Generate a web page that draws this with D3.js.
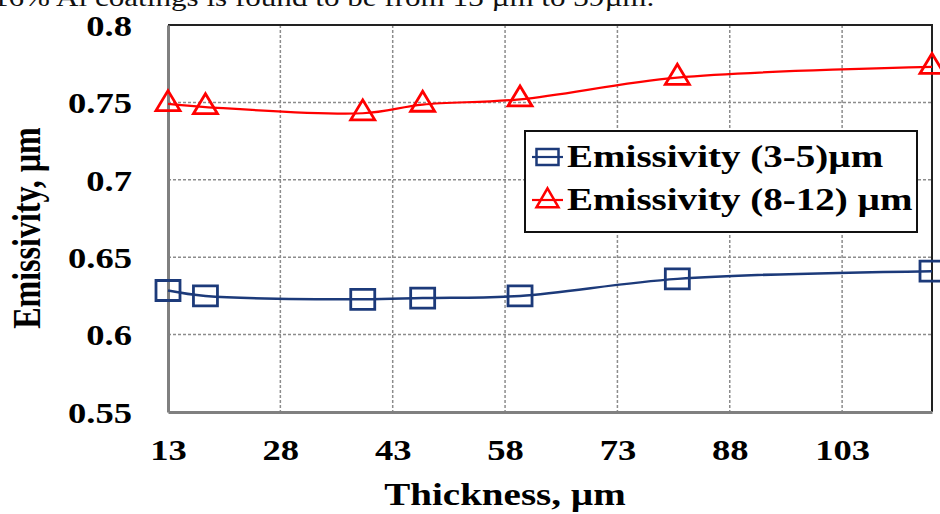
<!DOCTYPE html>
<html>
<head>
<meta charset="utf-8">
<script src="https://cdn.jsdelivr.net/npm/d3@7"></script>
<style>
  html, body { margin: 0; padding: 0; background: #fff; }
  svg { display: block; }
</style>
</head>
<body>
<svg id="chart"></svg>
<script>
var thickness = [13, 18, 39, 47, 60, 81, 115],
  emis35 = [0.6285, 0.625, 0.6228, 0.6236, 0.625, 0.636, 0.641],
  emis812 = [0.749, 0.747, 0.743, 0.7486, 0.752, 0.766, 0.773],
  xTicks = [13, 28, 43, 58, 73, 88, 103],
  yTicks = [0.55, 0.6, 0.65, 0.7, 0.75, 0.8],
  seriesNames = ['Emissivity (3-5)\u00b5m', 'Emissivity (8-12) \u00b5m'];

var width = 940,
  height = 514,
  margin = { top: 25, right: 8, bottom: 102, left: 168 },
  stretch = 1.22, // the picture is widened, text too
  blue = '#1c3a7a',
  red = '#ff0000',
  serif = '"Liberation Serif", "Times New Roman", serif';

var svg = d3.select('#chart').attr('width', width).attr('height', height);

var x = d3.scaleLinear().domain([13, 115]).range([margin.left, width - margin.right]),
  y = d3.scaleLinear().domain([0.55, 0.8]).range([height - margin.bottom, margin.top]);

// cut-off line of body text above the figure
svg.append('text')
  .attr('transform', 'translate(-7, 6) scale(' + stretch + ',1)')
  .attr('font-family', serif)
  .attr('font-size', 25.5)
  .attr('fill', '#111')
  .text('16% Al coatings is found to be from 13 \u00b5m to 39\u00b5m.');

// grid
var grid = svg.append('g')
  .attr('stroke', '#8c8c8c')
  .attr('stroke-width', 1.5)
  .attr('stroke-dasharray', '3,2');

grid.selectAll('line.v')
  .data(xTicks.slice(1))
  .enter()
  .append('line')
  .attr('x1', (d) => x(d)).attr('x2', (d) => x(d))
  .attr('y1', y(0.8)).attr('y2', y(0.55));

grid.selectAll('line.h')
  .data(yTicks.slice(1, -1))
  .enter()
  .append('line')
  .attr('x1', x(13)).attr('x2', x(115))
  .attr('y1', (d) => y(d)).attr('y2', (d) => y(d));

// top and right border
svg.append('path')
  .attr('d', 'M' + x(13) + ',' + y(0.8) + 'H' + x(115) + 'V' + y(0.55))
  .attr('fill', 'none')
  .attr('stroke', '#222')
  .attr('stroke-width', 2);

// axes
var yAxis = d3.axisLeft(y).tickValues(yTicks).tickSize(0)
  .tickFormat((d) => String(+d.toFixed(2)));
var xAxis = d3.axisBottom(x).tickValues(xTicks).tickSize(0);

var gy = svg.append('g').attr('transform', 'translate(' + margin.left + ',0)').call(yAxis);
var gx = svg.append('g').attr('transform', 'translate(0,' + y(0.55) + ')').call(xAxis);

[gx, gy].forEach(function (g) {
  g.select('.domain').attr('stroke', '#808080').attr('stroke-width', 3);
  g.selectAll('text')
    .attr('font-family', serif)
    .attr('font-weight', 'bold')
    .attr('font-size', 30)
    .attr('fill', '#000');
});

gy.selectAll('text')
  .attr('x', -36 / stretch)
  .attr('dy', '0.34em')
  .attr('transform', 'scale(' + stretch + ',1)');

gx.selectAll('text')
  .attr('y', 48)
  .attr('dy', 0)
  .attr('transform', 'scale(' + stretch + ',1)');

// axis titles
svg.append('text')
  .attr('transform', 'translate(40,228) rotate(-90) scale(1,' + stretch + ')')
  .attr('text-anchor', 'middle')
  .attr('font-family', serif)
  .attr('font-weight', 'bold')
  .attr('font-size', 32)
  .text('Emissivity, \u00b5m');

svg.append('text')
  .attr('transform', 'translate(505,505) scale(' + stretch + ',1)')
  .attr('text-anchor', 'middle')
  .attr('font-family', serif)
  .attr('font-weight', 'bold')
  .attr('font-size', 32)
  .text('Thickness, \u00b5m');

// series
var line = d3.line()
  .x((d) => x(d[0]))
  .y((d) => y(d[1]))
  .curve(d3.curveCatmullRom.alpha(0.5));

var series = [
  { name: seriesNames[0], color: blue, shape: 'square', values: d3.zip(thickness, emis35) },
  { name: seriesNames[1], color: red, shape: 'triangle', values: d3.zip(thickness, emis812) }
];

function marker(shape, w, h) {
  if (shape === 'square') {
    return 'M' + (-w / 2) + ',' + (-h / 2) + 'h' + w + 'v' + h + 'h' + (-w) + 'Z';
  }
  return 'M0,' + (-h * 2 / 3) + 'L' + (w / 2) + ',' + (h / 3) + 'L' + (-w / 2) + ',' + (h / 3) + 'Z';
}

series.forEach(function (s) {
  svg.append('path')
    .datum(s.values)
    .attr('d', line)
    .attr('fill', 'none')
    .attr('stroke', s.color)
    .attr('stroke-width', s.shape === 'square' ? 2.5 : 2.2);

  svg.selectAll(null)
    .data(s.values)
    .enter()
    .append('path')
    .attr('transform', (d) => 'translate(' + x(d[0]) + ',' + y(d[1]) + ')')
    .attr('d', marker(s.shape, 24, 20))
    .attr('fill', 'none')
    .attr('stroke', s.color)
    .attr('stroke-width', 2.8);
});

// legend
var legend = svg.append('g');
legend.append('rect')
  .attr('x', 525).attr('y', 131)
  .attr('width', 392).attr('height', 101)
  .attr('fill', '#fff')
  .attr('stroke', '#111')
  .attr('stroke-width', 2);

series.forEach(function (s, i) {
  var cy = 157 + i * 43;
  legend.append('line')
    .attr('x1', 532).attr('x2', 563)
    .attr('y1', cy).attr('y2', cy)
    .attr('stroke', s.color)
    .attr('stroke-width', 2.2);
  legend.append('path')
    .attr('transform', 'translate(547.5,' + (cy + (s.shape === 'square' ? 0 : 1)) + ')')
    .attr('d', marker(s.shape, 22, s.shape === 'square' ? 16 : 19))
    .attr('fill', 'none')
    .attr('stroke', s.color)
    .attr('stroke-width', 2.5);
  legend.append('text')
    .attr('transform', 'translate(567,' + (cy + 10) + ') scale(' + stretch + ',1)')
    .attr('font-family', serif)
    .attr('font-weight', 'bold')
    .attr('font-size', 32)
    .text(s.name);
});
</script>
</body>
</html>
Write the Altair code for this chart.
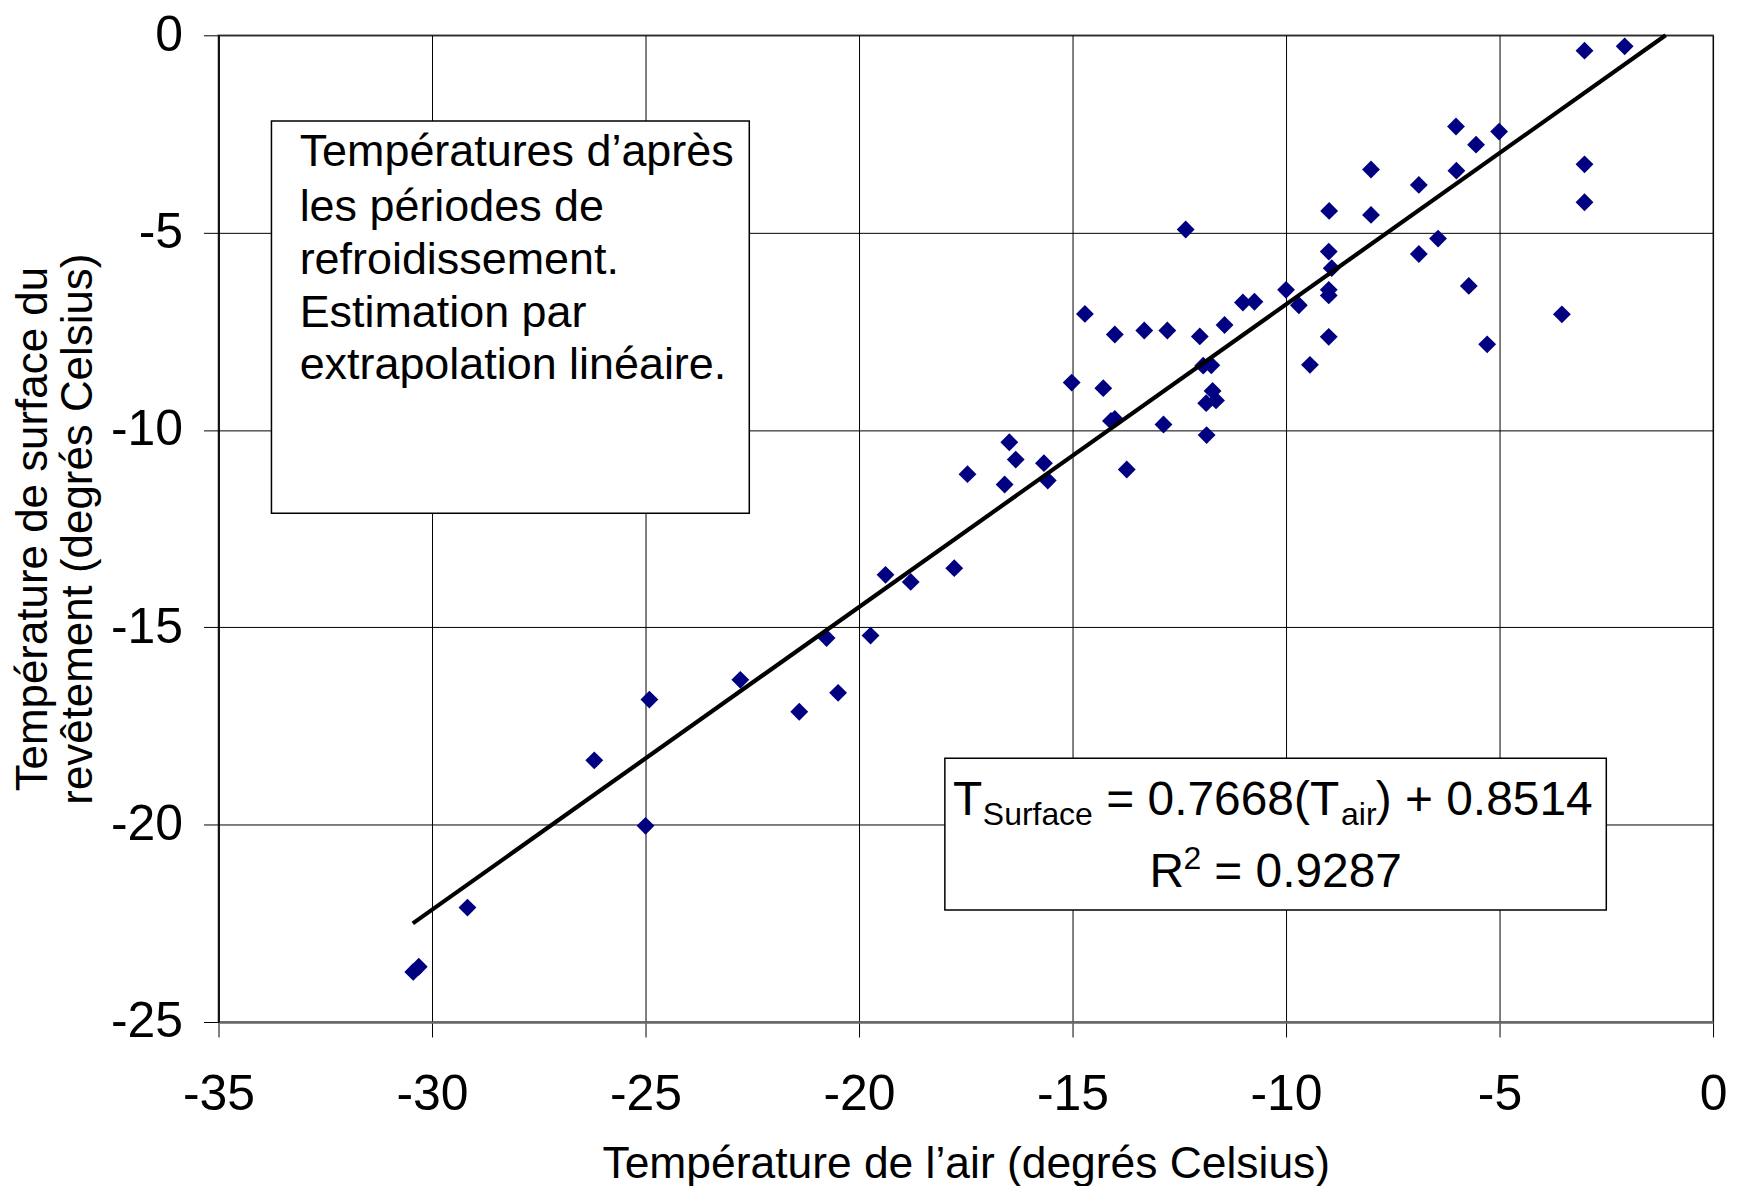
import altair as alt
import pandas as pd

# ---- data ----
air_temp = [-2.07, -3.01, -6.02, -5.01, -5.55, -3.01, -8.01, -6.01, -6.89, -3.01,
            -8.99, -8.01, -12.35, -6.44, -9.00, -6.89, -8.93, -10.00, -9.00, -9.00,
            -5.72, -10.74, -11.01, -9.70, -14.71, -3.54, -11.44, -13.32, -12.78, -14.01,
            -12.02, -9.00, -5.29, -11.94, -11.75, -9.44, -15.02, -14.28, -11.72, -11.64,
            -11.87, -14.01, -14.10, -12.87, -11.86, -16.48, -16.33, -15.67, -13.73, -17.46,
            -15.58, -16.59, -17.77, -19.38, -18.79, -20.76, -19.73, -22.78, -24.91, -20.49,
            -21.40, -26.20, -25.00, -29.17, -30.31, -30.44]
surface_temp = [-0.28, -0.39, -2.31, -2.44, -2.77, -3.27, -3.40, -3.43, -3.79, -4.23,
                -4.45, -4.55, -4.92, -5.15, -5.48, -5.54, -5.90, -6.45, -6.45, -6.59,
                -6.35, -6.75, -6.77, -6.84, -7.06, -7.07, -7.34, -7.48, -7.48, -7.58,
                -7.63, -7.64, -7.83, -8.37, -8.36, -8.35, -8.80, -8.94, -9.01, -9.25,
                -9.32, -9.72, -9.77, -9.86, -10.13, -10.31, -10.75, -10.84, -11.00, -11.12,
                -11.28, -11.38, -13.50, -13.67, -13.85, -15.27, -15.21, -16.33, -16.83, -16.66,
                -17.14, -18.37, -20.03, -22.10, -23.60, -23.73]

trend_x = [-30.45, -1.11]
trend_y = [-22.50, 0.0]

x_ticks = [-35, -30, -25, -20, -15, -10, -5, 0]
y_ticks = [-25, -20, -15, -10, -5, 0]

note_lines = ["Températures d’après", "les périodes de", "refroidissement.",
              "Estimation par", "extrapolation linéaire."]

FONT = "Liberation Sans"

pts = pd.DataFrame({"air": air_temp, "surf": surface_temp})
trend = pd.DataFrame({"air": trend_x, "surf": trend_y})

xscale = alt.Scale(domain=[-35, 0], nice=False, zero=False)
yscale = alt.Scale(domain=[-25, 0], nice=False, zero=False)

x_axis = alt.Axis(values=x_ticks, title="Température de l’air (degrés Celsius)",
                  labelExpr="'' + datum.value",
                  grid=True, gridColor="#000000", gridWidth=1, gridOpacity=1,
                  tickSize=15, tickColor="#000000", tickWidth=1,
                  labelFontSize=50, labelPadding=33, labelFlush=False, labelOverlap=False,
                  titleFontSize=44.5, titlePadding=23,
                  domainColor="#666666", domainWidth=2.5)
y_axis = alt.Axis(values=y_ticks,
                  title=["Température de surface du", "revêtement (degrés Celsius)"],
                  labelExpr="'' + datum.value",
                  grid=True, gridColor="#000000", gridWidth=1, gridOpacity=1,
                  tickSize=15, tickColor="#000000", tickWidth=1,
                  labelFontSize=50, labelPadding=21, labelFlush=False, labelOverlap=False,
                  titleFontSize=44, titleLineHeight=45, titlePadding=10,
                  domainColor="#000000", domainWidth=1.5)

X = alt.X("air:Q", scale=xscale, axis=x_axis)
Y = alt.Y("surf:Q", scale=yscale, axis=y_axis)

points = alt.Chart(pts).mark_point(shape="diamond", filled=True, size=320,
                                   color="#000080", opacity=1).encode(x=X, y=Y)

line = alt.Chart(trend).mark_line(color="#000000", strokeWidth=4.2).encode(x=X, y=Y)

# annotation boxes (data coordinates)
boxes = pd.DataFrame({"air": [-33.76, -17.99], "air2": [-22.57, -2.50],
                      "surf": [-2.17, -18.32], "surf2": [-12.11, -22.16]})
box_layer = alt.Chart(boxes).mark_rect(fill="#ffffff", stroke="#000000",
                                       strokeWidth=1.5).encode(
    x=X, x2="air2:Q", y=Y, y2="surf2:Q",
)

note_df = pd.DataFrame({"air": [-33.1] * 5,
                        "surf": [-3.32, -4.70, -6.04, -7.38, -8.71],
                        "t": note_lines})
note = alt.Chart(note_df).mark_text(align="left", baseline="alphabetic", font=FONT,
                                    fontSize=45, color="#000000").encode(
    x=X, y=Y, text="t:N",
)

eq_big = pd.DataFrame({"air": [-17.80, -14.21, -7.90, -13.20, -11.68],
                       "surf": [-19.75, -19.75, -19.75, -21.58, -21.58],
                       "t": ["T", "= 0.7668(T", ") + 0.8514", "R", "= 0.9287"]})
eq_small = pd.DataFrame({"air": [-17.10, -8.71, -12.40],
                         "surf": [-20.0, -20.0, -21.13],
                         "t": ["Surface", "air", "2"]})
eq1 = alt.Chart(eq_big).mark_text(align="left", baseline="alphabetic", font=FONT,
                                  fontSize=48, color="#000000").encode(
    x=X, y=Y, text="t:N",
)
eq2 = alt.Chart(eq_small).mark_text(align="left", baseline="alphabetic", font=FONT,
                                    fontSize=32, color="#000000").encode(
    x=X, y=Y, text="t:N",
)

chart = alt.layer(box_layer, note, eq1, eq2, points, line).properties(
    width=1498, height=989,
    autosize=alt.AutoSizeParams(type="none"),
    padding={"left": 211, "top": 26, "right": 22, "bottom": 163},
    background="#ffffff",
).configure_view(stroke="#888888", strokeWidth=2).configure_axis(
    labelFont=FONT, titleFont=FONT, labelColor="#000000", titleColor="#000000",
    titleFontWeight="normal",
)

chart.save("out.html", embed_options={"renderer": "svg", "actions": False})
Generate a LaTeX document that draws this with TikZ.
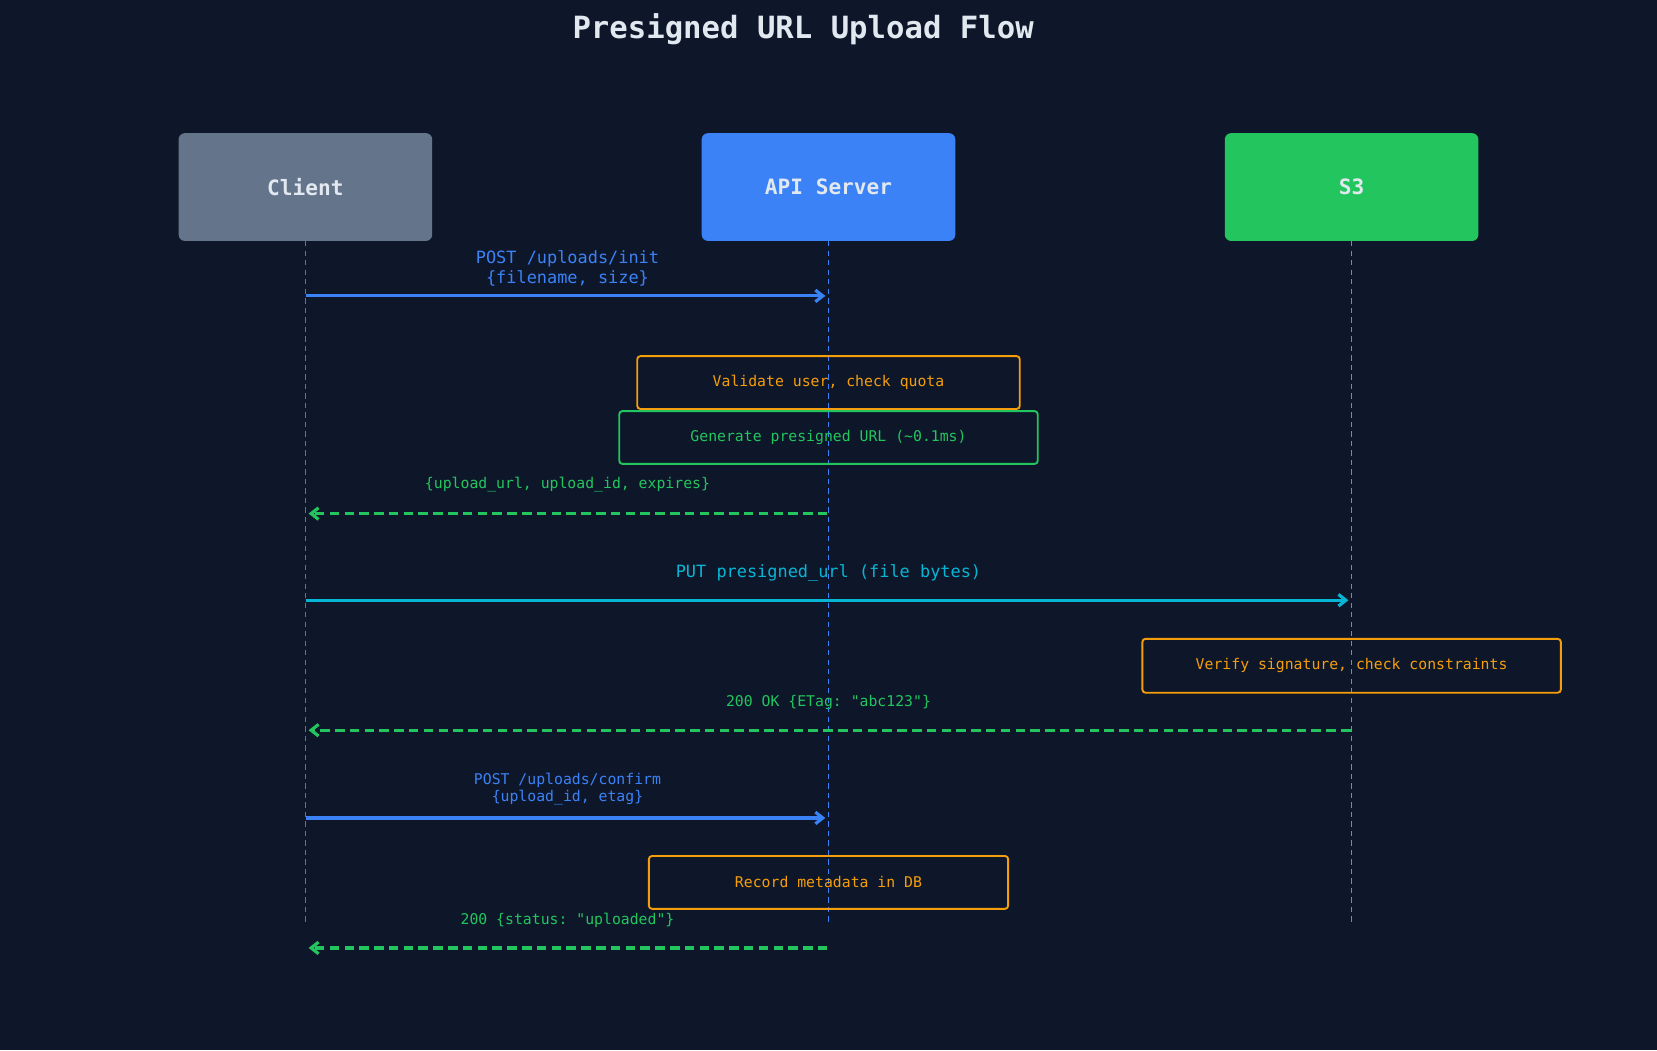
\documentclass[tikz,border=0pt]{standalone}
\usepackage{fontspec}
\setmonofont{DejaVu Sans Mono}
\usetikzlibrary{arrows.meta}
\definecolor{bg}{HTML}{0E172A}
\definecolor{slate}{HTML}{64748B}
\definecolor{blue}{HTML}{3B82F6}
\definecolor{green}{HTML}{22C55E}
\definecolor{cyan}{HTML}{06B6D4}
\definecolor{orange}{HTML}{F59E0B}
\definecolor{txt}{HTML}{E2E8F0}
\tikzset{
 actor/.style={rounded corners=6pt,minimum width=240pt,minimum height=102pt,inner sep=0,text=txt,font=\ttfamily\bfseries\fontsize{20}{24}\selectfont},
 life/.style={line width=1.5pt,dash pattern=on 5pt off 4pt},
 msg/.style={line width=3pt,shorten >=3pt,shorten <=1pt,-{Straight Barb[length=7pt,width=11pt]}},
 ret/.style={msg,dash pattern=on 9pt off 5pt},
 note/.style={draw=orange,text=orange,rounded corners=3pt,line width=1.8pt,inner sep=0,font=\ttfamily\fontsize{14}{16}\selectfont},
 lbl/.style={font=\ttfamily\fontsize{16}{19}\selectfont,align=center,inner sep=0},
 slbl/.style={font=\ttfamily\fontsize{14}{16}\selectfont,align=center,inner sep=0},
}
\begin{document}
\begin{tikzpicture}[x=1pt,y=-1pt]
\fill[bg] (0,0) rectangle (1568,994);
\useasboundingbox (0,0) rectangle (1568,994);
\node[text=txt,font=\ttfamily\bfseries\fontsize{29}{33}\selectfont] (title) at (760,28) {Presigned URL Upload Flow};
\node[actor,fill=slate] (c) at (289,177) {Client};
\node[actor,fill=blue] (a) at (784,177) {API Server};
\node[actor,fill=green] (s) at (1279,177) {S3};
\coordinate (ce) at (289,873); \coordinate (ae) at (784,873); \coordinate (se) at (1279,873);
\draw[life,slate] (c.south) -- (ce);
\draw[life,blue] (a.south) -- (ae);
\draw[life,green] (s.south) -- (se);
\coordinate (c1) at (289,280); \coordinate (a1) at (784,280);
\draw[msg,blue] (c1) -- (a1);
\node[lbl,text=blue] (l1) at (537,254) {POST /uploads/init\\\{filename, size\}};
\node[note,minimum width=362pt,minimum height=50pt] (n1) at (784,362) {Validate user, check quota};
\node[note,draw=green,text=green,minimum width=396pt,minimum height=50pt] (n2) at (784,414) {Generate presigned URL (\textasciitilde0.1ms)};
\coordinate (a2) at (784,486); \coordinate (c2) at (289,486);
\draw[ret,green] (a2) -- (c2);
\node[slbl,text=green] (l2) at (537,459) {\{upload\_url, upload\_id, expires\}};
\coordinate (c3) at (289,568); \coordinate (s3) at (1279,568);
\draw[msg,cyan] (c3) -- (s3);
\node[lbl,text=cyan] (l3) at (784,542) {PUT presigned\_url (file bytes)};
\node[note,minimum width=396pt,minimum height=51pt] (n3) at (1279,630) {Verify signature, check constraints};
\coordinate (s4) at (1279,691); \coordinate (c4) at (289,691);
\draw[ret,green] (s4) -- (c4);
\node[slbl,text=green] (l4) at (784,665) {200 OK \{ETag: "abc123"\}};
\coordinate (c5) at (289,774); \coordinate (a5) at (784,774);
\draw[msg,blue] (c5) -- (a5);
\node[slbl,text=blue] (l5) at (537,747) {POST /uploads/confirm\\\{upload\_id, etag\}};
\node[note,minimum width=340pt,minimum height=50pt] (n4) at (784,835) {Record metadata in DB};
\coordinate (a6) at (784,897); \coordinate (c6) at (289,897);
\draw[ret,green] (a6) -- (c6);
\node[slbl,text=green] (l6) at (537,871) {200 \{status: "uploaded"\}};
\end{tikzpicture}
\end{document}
=======
Identify lines with the string "this". Copy each one.

Generate a web page that draws this with D3.js.
Write the Altair code for this chart.
Generate a LaTeX document that draws this with TikZ.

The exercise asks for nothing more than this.